Norman Jameson, editor of North Carolina's Biblical Recorder, gets right to the point:
Being a denominational journalist or any Baptist with a contrary opinion in the current era of Southern Baptist Convention upheaval sometimes feels a bit like a tick picker atop a rhino. It’s an important role, but the rhino is going to go where he will.
And nowadays, he gets there in secret.
His immediate concern is the closed-door session in which the SBC North American Mission Board on Sept. 14 "interviewed, discussed and voted on their new president behind closed doors."
The 37-12 vote hiring Kevin Ezell for that job was ferreted out, but not announced.
As Jameson argues, secrecy is the longtime, continuously destructive rule at the Southern Baptist Convention.
For example:
- Ezell's two predecessors were forced to resign in closed deliberations.

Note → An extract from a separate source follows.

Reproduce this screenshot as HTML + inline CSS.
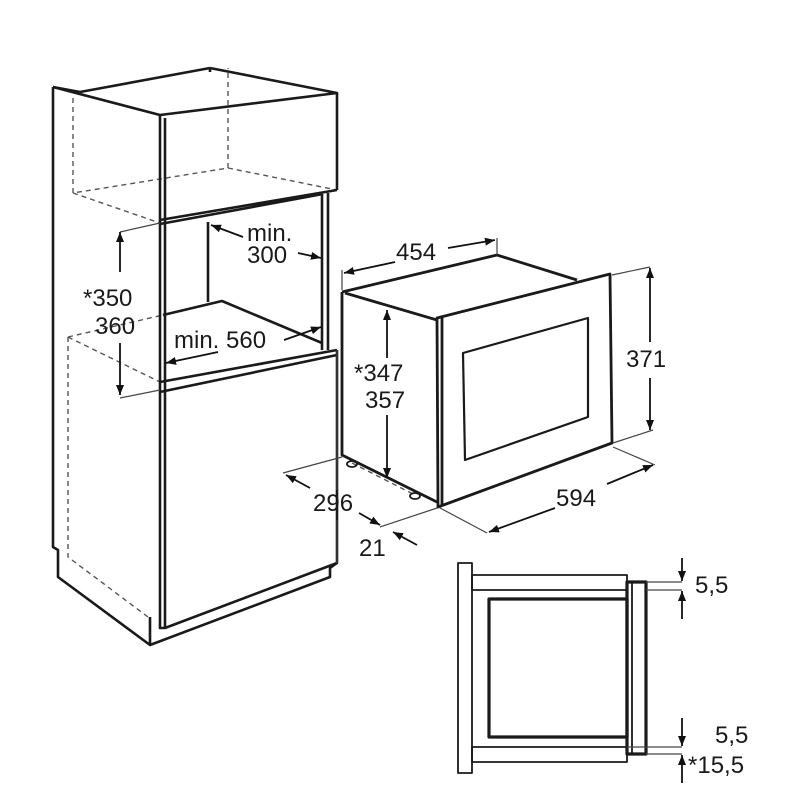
<!DOCTYPE html>
<html><head><meta charset="utf-8"><style>
html,body{margin:0;padding:0;background:#fff}
svg{display:block}
text{font-family:"Liberation Sans",Arial,sans-serif;fill:#1a1a1a}
</style></head><body>
<svg width="800" height="800" viewBox="0 0 800 800" xmlns="http://www.w3.org/2000/svg">
<defs>
<marker id="a" viewBox="0 0 10 10" refX="10" refY="5" markerWidth="10" markerHeight="10" markerUnits="userSpaceOnUse" orient="auto"><path d="M0,1 L10,5 L0,9 z" fill="#111"/></marker>
</defs>
<g fill="none" stroke="#1a1a1a" stroke-linejoin="round">
<g stroke-dasharray="5,4" stroke-width="1.4" stroke="#555">
<path d="M73,98 V193 L228,168 V68"/>
<path d="M73,193 L160,223"/>
<path d="M228,168 L337,190"/>
<path d="M68,337 V557 L148,617"/>
<path d="M68,337 L163,315"/>
<path d="M68,337 L160,382"/>
<path d="M352,463 L415,495"/>
</g>
<g stroke-width="2.6">
<path d="M53,87 L160,115 L337,93 L210,68"/>
<path d="M53,87 L80,92"/>
<path d="M210,68 L210,72 M337,93 V190"/>
<path d="M53,87 V547 L58,550 V577 L150,645 L330,577 V568 L337,563 V350"/>
<path d="M160,115 V393 M165,118 V628"/>
<path d="M160,220 L337,190 M160,224 L323,194"/>
<path d="M322,194 V350 M328,193 V350"/>
<path d="M208,222 V302"/>
<path d="M163,315 L222,301 L322,343"/>
<path d="M160,382 L337,350 M160,392 L337,355"/>
<path d="M160,393 V628 L165,628 L337,563"/>
<path d="M150,617 V645"/>
<path d="M80,92 L210,68"/>
</g>
<g stroke-width="2.8">
<path d="M342,292 L497,255 L577,280"/>
<path d="M342,292 V455 L437,502"/>
<path d="M345,293 L437,320"/>
<path d="M437,318 L610,274 L612,443 L438,507 Z"/>
<path d="M442,317 V505"/>
</g>
<path d="M463,353 L588,318 L588,417 L465,460 Z" stroke-width="2.2"/>
<ellipse cx="352" cy="464" rx="5" ry="3" stroke-width="1.8"/>
<ellipse cx="415" cy="496" rx="5" ry="3" stroke-width="1.8"/>
<g stroke-width="1.2" stroke="#444">
<path d="M120,232 L160,223 M120,398 L160,390"/>
<path d="M342,270 V290 M497,238 V255"/>
<path d="M612,275 L650,267 M613,443 L653,430"/>
<path d="M342,457 L283,473 M437,508 L380,527"/>
<path d="M440,508 L487,533 M613,447 L655,465"/>
<path d="M337,350 V490 M337,520 V563"/>
</g>
<g stroke-width="1.8" stroke="#111">
<path d="M120,272 V232" marker-end="url(#a)"/>
<path d="M120,343 V395" marker-end="url(#a)"/>
<path d="M243,237 L211,225" marker-end="url(#a)"/>
<path d="M298,253 L321,258" marker-end="url(#a)"/>
<path d="M218,352 L166,363" marker-end="url(#a)"/>
<path d="M284,340 L321,327" marker-end="url(#a)"/>
<path d="M395,262 L344,273" marker-end="url(#a)"/>
<path d="M448,248 L495,240" marker-end="url(#a)"/>
<path d="M650,342 V268" marker-end="url(#a)"/>
<path d="M650,378 V430" marker-end="url(#a)"/>
<path d="M387,358 V310" marker-end="url(#a)"/>
<path d="M387,415 V478" marker-end="url(#a)"/>
<path d="M310,488 L286,475" marker-end="url(#a)"/>
<path d="M359,513 L380,525" marker-end="url(#a)"/>
<path d="M417,545 L393,532" marker-end="url(#a)"/>
<path d="M555,508 L489,532" marker-end="url(#a)"/>
<path d="M607,484 L653,465" marker-end="url(#a)"/>
</g>
<g stroke-width="1.8">
<rect x="458" y="563" width="14" height="210"/>
<rect x="472" y="575" width="155" height="15"/>
<rect x="472" y="747" width="155" height="15"/>
<path d="M632,582 V754"/>
</g>
<rect x="489" y="599" width="138" height="138" stroke-width="3.2"/>
<rect x="627" y="582" width="19" height="172" stroke-width="3.2"/>
<g stroke-width="1.2" stroke="#444">
<path d="M646,582 H682 M646,590 H682 M627,747 H682 M646,754 H682"/>
</g>
<g stroke-width="1.8" stroke="#111">
<path d="M682,558 V581" marker-end="url(#a)"/>
<path d="M682,619 V591" marker-end="url(#a)"/>
<path d="M682,718 V746" marker-end="url(#a)"/>
<path d="M682,783 V755" marker-end="url(#a)"/>
</g>
</g>
<g font-size="24">
<text x="247" y="241">min.</text>
<text x="247" y="263">300</text>
<text x="83" y="306">*350</text>
<text x="95" y="334">360</text>
<text x="174" y="348">min. 560</text>
<text x="396" y="260">454</text>
<text x="626" y="367">371</text>
<text x="354" y="381">*347</text>
<text x="365" y="408">357</text>
<text x="313" y="511">296</text>
<text x="359" y="556">21</text>
<text x="556" y="506">594</text>
<text x="695" y="593">5,5</text>
<text x="715" y="743">5,5</text>
<text x="688" y="773">*15,5</text>
</g>
</svg>
</body></html>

- An entire book, Misspending God's money, deals with otherwise secret expenditures under former NAMB president Bob Reccord.
- Baptist Salaries, known and unknown deals with how little is known to the public about compensation to executives like Ezell.

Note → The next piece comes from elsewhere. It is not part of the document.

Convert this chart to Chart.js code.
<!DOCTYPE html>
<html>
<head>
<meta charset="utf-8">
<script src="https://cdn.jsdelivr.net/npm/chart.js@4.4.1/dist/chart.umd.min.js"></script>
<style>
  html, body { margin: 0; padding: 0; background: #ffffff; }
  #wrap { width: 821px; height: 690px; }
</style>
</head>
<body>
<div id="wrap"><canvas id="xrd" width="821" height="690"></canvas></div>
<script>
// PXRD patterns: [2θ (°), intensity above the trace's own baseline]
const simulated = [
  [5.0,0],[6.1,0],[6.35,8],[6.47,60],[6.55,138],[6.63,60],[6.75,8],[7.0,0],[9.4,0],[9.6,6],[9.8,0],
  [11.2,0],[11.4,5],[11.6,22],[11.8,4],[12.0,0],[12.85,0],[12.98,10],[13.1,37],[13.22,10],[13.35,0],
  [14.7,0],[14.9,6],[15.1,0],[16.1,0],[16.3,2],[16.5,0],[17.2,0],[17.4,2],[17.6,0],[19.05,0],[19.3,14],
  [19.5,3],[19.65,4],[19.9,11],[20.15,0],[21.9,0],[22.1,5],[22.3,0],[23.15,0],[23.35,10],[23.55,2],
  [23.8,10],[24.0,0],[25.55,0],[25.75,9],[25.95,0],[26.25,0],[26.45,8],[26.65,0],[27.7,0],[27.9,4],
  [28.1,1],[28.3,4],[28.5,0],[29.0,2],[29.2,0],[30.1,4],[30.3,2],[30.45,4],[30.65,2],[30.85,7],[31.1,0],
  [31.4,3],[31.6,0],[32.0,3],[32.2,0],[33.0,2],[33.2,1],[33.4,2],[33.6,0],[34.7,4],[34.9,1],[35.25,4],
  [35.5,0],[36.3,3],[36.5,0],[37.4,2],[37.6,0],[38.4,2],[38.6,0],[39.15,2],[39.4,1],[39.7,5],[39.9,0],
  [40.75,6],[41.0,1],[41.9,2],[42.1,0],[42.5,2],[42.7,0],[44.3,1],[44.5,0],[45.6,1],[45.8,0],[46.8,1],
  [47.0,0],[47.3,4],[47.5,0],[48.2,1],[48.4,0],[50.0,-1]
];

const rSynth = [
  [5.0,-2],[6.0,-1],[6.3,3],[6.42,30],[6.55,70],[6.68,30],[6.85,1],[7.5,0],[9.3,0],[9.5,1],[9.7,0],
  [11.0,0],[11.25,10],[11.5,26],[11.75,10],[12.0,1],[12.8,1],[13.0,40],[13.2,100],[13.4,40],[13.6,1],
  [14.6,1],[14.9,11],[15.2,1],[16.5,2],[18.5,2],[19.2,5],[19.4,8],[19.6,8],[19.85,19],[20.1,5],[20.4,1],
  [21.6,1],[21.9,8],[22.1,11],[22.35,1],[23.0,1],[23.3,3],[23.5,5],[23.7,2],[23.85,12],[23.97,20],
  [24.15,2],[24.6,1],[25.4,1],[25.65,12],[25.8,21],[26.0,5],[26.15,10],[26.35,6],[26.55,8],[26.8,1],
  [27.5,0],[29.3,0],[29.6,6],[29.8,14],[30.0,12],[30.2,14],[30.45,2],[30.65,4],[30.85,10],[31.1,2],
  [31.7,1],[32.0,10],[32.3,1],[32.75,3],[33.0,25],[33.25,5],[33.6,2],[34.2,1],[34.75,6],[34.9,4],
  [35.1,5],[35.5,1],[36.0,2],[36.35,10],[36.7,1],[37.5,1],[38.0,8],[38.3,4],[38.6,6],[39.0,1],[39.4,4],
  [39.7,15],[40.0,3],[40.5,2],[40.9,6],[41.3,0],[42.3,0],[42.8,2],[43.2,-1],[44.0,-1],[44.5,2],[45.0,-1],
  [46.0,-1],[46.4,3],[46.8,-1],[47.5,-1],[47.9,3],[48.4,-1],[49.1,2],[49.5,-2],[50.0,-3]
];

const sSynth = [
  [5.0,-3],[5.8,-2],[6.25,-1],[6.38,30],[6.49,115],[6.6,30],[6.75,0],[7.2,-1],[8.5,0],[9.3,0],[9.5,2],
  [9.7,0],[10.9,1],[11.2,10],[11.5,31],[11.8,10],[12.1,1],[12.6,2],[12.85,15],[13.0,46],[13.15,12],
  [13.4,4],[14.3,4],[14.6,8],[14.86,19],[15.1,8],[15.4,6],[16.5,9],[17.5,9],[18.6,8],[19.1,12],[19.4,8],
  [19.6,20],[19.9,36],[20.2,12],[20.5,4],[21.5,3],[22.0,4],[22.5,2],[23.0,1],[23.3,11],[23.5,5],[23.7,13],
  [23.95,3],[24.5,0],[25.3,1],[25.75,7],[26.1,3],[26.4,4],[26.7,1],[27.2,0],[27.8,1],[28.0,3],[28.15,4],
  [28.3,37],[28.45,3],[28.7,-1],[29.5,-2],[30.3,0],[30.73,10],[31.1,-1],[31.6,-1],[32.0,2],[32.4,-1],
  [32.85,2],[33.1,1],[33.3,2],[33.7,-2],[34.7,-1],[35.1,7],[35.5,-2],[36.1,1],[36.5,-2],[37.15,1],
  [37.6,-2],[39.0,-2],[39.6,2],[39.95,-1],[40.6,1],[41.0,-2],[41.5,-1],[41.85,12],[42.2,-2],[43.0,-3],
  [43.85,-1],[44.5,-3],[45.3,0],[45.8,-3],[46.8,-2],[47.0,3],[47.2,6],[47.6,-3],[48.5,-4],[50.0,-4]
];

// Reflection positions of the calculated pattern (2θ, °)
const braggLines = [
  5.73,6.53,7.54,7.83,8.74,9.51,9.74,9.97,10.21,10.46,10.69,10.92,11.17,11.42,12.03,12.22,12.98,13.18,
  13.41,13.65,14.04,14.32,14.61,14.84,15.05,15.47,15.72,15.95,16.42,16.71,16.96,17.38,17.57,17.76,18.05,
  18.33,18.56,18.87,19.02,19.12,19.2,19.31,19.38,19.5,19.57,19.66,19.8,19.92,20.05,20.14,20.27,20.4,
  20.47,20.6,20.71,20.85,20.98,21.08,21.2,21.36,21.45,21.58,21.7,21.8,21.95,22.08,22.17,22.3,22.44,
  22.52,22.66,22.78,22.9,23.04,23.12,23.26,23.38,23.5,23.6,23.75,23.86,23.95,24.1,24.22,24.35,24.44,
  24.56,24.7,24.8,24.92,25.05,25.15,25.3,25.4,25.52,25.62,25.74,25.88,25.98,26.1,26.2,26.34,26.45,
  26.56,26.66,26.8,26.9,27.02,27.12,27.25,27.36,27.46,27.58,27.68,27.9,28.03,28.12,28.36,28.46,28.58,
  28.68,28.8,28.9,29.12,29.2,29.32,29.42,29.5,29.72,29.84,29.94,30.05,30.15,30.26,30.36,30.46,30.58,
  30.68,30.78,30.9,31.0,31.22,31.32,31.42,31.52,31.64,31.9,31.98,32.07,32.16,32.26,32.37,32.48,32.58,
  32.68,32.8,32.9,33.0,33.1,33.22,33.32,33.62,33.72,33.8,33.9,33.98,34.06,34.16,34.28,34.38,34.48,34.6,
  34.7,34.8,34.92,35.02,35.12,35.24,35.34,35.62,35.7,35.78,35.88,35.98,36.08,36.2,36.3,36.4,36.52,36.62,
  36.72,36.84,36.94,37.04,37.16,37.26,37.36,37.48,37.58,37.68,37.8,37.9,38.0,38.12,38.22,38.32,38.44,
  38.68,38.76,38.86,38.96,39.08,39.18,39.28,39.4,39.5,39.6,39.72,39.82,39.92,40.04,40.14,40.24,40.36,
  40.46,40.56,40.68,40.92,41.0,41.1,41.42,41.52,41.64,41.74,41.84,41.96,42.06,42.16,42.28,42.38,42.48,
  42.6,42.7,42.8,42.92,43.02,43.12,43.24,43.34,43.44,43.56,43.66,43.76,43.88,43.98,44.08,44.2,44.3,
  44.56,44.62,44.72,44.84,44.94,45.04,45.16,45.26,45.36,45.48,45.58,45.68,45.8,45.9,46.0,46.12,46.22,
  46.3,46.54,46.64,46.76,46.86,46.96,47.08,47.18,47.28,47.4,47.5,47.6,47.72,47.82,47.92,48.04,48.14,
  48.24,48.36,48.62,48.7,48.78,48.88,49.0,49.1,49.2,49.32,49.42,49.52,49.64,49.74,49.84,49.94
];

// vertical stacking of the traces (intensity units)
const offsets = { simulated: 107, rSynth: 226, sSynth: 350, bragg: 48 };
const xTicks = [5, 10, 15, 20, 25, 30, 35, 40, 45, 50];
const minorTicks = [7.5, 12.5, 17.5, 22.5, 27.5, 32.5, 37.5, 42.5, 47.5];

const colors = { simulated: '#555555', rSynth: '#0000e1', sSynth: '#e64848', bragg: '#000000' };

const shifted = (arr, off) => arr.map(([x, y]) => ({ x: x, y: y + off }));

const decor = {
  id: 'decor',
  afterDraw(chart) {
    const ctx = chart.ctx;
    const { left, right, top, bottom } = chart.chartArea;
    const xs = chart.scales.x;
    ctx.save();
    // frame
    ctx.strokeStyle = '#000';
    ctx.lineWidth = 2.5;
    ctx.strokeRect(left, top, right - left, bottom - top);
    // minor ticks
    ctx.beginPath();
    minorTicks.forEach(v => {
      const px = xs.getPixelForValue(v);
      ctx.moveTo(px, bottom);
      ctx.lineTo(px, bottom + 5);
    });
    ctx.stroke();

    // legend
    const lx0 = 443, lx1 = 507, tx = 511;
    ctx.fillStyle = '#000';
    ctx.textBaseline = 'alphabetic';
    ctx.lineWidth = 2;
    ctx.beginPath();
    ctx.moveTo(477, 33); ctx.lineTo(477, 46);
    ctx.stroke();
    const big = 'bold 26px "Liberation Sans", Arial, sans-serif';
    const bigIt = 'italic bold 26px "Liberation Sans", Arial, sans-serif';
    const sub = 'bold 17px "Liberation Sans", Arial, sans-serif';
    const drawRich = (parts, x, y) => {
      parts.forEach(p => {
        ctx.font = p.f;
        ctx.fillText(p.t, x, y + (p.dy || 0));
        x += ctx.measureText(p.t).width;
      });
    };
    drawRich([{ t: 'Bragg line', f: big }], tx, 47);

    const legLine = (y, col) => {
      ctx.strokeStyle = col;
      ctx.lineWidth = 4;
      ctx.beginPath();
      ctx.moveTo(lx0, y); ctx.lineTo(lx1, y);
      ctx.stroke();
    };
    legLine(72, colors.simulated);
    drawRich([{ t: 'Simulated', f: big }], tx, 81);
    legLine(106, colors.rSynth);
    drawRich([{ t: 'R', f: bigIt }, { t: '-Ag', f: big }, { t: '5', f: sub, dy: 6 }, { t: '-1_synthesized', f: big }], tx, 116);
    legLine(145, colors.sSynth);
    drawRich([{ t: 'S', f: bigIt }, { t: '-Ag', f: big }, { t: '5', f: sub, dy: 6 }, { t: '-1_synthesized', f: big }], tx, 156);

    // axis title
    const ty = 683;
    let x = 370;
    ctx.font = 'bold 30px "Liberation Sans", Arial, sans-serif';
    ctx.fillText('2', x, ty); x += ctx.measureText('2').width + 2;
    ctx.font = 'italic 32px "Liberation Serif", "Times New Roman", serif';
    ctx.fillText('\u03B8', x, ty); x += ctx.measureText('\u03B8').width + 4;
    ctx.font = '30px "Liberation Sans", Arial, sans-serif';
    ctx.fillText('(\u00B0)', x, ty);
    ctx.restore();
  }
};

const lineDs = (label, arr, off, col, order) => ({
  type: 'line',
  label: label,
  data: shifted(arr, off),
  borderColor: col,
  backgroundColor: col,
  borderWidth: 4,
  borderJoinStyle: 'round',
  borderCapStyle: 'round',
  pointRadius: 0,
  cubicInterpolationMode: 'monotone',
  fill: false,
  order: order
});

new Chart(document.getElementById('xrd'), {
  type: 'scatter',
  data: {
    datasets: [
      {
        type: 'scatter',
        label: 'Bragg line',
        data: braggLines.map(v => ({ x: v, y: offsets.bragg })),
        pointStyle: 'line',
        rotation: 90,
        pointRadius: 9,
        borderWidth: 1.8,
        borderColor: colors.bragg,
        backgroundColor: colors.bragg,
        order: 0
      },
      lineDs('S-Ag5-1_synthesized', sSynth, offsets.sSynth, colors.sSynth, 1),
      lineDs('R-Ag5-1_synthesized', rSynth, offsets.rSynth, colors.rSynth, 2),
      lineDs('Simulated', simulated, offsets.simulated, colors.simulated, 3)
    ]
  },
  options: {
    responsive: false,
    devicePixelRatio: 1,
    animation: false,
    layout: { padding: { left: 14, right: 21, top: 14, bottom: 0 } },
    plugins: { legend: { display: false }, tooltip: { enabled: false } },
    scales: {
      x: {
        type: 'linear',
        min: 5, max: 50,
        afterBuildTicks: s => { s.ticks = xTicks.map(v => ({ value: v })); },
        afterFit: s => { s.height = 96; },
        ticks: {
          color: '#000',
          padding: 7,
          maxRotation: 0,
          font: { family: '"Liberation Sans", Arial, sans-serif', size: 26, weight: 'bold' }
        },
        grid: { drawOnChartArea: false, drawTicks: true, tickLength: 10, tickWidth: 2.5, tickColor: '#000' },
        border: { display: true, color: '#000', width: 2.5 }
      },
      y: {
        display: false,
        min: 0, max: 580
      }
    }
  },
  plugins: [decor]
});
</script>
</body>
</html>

- Great Commission Resergence Task Force meetings were closed and recordings of the deliberations sealed for 15 years.
- The powerful SBC Executive Committee meets primarily behind closed doors.
We agree with Jameson that the result is destructive:
Baptists want to believe in the work of our institutions. We want to continue supporting them. Closed doors indicate a lack of trust in us. It is hard to support an organization that doesn't trust you.
Do Southern Baptists who refuse to put up with it have to leave the denomination?